Sunday, March 29, 2015

Political Theology in Mobile Suit Gundam Wing


"The metaphysical image that a definite epoch forges of the world has the same structure as what the world immediately understands to be appropriate as a form of its political organization."

- Carl Schmitt​, Political Theology, 1922

Mobile Suit Gundam Wing is set in a narrative context that reflects upon the promise, potentialities, and trauma of 20th Century Japan after the Meiji Restoration and the Second World War. The circumstances of the After Colony timeline are shaped by the industrial reproduction of the conditions of human life in the orbiting space colonies, and are primarily motivated by the ever escalating production of military armaments. The space colonies are a macrocosmic symbol of the collective objective actualization of the human condition, while the mobile suits are likewise a microcosmic symbol of the mechanization of human nature. The Earth Sphere Alliance represents the old Metternichean concert of nations; Oz, a fascist-takeover; the Gundams, anarchist terrorists; and White Fang, a socialist-proletarian revolution.

The Romefeller Foundation represents the ancient alliance of the imperial nobility with the Shinto clergy, while Treize Kushrenada represents a cadre of young military officers, who wish, by fascistically instrumentalizing this idea for the purposes of the state, to inculcate a new warrior ethos through continual battle. The brother-sister pair of Zechs and Releena are each representatives of the janos-faced duality of Japanese Buddhism, which is alternatively martial and pacific. The unmasking of Zechs as Miliardo Peacecraft results in a negative dialectical resolution of this dual-opposition, which inversely parallels Lady Une's positive resolution of her earlier schizophrenia. The Gundams perfectly consummate and re-direct the violence of industry and technology upon the objectified old order; first of the Earth Sphere Alliance, but increasingly in vertiginous uncertainty without a definite enemy. The thematic question "who is my enemy" then slowly morphs into a post-modern quandary, in which floats the negative flux of the symbolic forms that impart meaning to history, society, and politics.

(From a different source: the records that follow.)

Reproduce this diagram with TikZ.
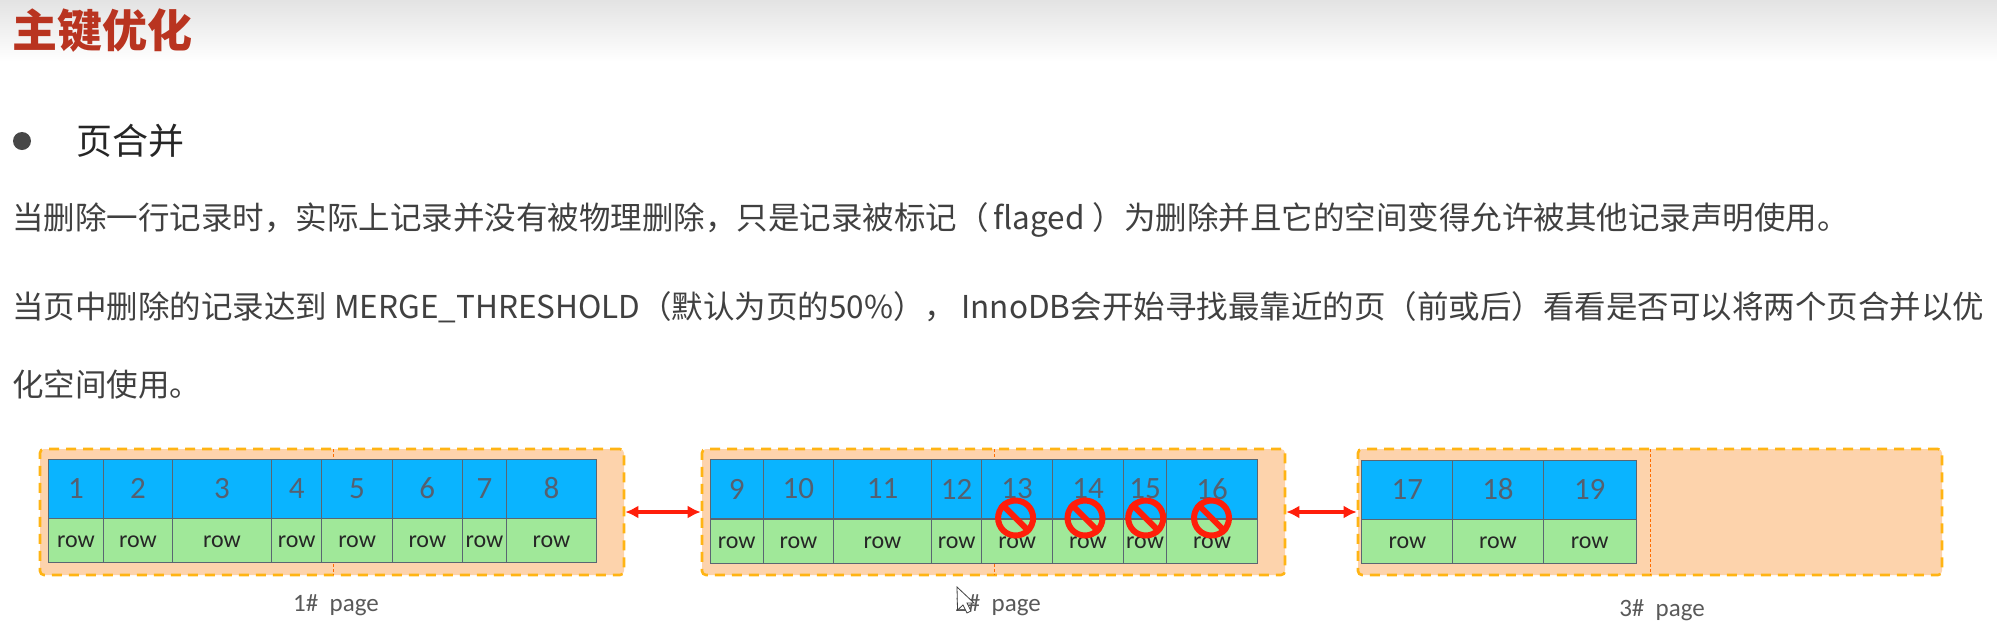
\documentclass[tikz,border=0pt]{standalone}
\usepackage{fontspec}
\setmainfont{Carlito}
\newfontfamily\cjk{Noto Sans CJK SC}
\usetikzlibrary{arrows.meta, positioning}
\definecolor{titlered}{HTML}{B93420}
\definecolor{bodygray}{HTML}{404040}
\definecolor{pagefill}{HTML}{FDD3AC}
\definecolor{pageedge}{HTML}{FFB414}
\definecolor{keyblue}{HTML}{0AB4FF}
\definecolor{rowgreen}{HTML}{A0E899}
\definecolor{celledge}{HTML}{5A6672}
\definecolor{numgray}{HTML}{556070}
\definecolor{banred}{HTML}{FF1E0A}
\newcommand{\wcomma}{\char"FF0C\relax}
\newcommand{\wopen}{\char"FF08\relax}
\newcommand{\wclose}{\char"FF09\relax}

\begin{document}
\begin{tikzpicture}[x=1pt, y=-1pt,
            titletxt/.style={anchor=west, inner sep=0pt, text=titlered, font=\cjk\bfseries\fontsize{45}{50}\selectfont},
            headtxt/.style={anchor=west, inner sep=0pt, text=black!85, font=\cjk\fontsize{36}{40}\selectfont},
            bodytxt/.style={anchor=west, inner sep=0pt, text=bodygray, font=\cjk\fontsize{31.5}{37}\selectfont},
            pagebox/.style={draw=pageedge, fill=pagefill, line width=2.6pt, dash pattern=on 10pt off 7pt, rounded corners=4pt, inner sep=0pt, minimum height=126pt},
            splitline/.style={draw=orange!85!red, densely dashed, line width=0.6pt},
            keycell/.style={draw=celledge, fill=keyblue, line width=1pt, inner sep=0pt, minimum height=59pt, text=numgray, font=\fontsize{31}{36}\selectfont},
            rowcell/.style={draw=celledge, fill=rowgreen, line width=1pt, inner sep=0pt, minimum height=44pt, text height=15pt, text depth=0pt, text=black!85, font=\fontsize{24}{28}\selectfont},
            pagetxt/.style={inner sep=0pt, text=black!65, font=\fontsize{25}{30}\selectfont},
            link/.style={draw=banred, line width=3.6pt, {Latex[length=13pt,width=13pt]}-{Latex[length=13pt,width=13pt]}},
            ban/.style={circle, draw=banred, line width=6pt, minimum size=35pt, inner sep=0pt},
            banbar/.style={draw=banred, line width=6pt}]
    \useasboundingbox (0,0) rectangle (1997,630);
    \fill[top color=black!11, bottom color=white, draw=none] (0,0) rectangle (1997,62);

    \node[titletxt] (title) at (12,31) {主键优化};
    \fill[black!72] (22,141) circle (9);
    \node[headtxt] (head) at (76,141) {页合并};
    \node[bodytxt] (line1) at (12,220) {当删除一行记录时\wcomma 实际上记录并没有被物理删除\wcomma 只是记录被标记\wopen\hspace{5pt}flaged\hspace{8pt}\wclose 为删除并且它的空间变得允许被其他记录声明使用。};
    \node[bodytxt] (line2) at (12,307) {当页中删除的记录达到 MERGE\_THRESHOLD\wopen 默认为页的50\%\wclose\wcomma\hspace{5pt}InnoDB会开始寻找最靠近的页\wopen 前或后\wclose 看看是否可以将两个页合并以优};
    \node[bodytxt] (line3) at (12,385) {化空间使用。};

    \node[pagebox, minimum width=584pt] (page1) at (332,512) {};
    \node[pagebox, minimum width=583pt] (page2) at (993.5,512) {};
    \node[pagebox, minimum width=584pt] (page3) at (1650,512) {};
    \draw[splitline] (333,449) -- (333,575);
    \draw[splitline] (994,449) -- (994,575);
    \draw[splitline] (1650,449) -- (1650,575);

    \foreach \n/\xa/\xb in {1/48.6/103.2, 2/103.2/172.6, 3/172.6/271.5, 4/271.5/321.8,
                            5/321.8/392.4, 6/392.4/462.3, 7/462.3/506.5, 8/506.5/596.3} {
        \node[keycell, minimum width={\xb-\xa}] (key\n) at ({(\xa+\xb)/2},488.5) {\n};
        \node[rowcell, minimum width={\xb-\xa}] (row\n) at ({(\xa+\xb)/2},540) {row};
    }
    \foreach \n/\xa/\xb in {9/710/763.2, 10/763.2/833.5, 11/833.5/931.5, 12/931.5/981.8,
                            13/981.8/1052.4, 14/1052.4/1123.6, 15/1123.6/1166.5, 16/1166.5/1257.6} {
        \node[keycell, minimum width={\xb-\xa}] (key\n) at ({(\xa+\xb)/2},489) {\n};
        \node[rowcell, minimum width={\xb-\xa}] (row\n) at ({(\xa+\xb)/2},541) {row};
    }
    \foreach \n/\xa/\xb in {17/1361.8/1452.9, 18/1452.9/1543, 19/1543/1636.4} {
        \node[keycell, minimum width={\xb-\xa}] (key\n) at ({(\xa+\xb)/2},489.5) {\n};
        \node[rowcell, minimum width={\xb-\xa}] (row\n) at ({(\xa+\xb)/2},541) {row};
    }

    \foreach \n/\x in {13/1015.6, 14/1085, 15/1145.7, 16/1211.5} {
        \node[ban] (ban\n) at (\x,518) {};
        \draw[banbar] (ban\n.north west) -- (ban\n.south east);
    }

    \draw[link] (page1) -- (page2);
    \draw[link] (page2) -- (page3);

    \node[pagetxt] (label1) at (336,605) {1\#\ \ page};
    \node[pagetxt] (label2) at (998,605) {2\#\ \ page};
    \node[pagetxt] (label3) at (1662,610) {3\#\ \ page};

    \draw[black!75, fill=white, line width=0.8pt] (957,587) -- (957.5,610) -- (963,605) -- (967,613) -- (971,611) -- (967,603) -- (974,603) -- cycle;
\end{tikzpicture}
\end{document}
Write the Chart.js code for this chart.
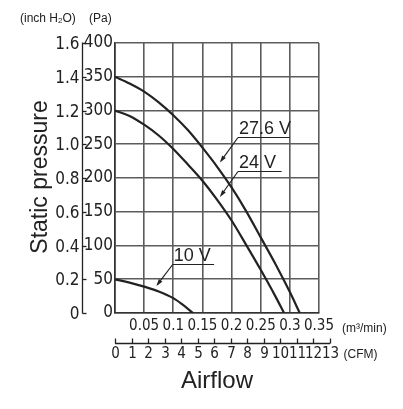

When, later in the series, Milliardo Peacecraft commandeers the colonial proletarian-revolution White Fang, his hidden purpose is to reconcile the martial and pacific aspects of his own identity by absolutely negating the cosmic negativity of socio-political violence by crashing the space-battleship Libre into the Earth - with the shattering blast of an atomic bomb. Through this unprecedented act of wanton violence, he intends to symbolically liberate the unrealized potentialities of human subjectivity from the old objectified order grounded in the terrestrial confines of the Earth. This apocalyptic sacrifice of the objective world to liberate the subjective will through the absolute negation of violence suggests an immanent recapitulation, in an alternate and non-Christian future - of Jesus Christ's vicarious atonement. Yet the spatio-temporal immanence of this vicarious sacrifice also implies a contradiction between the absolutivity and relativity of the double-negation; for only an absolutely transcendent and eternal sacrifice - not merely in outer space beyond the Earth but beyond all space and time - could ever genuinely annihilate the totality of negativity, evil, and violence.

The many political conflicts of the series revolve around alternative theological conceptions of the political, or political theologies. The Earth Sphere Alliance believed in the Hobbesian god of the sovereign international comingling of nations; Treize believed in the agonistic Homeric god of battle, personified by the mobile suits and perfected by the Gundam Epyon; Miliardo believed in the immanent sacrificial atonement of himself and the Earth for the apocalyptic liberation of the new god of modern subjectivity. None of the Gundam pilots explicitly believe in any of these ideas of God, because each are merely nationally particularized ciphers for the as yet undecided religious decision of the audience (e.g. Heero : Japan :: Duo : North America :: Qatre : Turko-Semitic-Arabic :: Trowa : England-France :: Wufei : China :: Oz : Germany-Italy). The final thematic note is signaled, after the renunciation of violence by all the pilots, by Releena Peacecraft's belief in a future peace embodied in the World-Unified-Nation, which at once politically signifies the United Nations, but theologically signifies the imminent historical realization of the eschatological peace of Augustine's City of God.